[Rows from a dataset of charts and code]
━━━━━━━━━━━━━━━━━━━━━━━━━━━━━━

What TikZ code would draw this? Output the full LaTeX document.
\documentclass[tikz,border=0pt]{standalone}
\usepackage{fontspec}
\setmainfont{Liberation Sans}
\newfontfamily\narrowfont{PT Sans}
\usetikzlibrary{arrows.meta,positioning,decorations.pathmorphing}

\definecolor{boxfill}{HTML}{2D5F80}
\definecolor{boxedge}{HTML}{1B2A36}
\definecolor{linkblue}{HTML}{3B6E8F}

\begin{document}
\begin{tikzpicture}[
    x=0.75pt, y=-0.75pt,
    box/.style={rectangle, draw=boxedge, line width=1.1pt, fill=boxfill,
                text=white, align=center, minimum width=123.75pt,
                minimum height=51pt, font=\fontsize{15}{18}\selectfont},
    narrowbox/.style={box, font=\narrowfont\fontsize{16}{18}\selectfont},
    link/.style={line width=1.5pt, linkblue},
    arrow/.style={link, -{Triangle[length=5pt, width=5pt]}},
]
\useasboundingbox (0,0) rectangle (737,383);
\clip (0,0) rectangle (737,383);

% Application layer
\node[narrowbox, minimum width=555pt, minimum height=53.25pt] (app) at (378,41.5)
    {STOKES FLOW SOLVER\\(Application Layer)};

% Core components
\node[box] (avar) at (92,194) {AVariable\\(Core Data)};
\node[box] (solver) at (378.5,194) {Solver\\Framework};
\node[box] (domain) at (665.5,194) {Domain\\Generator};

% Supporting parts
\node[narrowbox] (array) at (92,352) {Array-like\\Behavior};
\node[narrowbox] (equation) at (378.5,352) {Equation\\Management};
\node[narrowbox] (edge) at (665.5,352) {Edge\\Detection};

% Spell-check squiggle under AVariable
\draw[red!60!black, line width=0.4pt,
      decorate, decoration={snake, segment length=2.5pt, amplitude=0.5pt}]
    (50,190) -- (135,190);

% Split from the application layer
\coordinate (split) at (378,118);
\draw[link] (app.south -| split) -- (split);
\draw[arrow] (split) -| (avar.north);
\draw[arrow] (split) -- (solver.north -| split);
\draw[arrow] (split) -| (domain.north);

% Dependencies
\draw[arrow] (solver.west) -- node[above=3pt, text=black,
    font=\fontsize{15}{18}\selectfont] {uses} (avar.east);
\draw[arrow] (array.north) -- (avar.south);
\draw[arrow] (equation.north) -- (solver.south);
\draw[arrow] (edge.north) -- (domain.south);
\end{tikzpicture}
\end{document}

━━━━━━━━━━━━━━━━━━━━━━━━━━━━━━

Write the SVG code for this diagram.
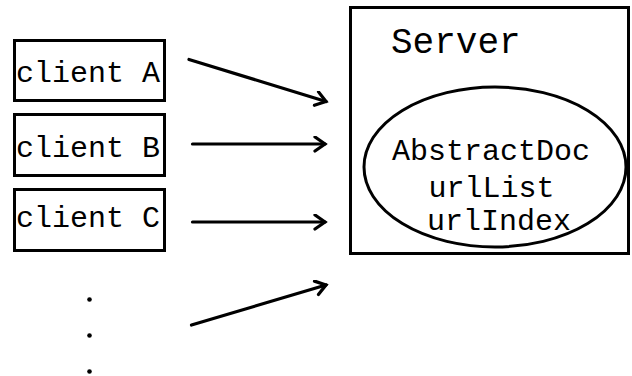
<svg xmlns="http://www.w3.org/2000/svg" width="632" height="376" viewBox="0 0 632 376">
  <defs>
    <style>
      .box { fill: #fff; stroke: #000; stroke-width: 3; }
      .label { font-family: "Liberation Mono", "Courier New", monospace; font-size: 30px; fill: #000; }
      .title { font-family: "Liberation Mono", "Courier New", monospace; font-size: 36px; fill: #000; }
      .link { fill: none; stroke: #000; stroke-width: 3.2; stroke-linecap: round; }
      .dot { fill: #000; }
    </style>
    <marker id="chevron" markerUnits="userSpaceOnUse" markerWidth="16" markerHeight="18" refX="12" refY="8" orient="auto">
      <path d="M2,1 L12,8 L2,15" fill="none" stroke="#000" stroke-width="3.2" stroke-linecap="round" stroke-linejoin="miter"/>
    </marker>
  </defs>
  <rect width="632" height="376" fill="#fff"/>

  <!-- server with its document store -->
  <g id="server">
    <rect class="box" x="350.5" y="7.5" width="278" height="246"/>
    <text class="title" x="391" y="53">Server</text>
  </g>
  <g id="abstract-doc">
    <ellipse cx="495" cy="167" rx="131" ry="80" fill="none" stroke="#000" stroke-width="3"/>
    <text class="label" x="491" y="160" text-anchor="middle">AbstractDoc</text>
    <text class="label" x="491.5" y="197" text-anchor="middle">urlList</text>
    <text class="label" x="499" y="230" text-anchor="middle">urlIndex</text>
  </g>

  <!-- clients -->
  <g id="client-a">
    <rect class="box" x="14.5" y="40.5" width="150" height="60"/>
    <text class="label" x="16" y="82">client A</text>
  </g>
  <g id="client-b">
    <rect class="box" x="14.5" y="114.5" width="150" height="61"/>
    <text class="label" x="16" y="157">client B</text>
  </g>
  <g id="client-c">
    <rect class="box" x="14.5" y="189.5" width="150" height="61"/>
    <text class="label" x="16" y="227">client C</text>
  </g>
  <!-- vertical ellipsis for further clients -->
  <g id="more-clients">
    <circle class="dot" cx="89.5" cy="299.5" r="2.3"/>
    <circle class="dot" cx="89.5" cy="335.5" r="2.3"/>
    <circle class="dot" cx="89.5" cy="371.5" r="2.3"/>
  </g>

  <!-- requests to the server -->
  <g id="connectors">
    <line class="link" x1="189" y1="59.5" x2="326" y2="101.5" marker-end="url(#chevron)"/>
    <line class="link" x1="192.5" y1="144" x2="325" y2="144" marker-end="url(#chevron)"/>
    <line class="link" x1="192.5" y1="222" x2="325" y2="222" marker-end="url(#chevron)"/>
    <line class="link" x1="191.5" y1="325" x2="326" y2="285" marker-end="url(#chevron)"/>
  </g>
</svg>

━━━━━━━━━━━━━━━━━━━━━━━━━━━━━━

TASK BRIEF>
Scan the material above. Return every line containing the string "this".

EXPECTED OUTPUT>
What TikZ code would draw this? Output the full LaTeX document.
Write the SVG code for this diagram.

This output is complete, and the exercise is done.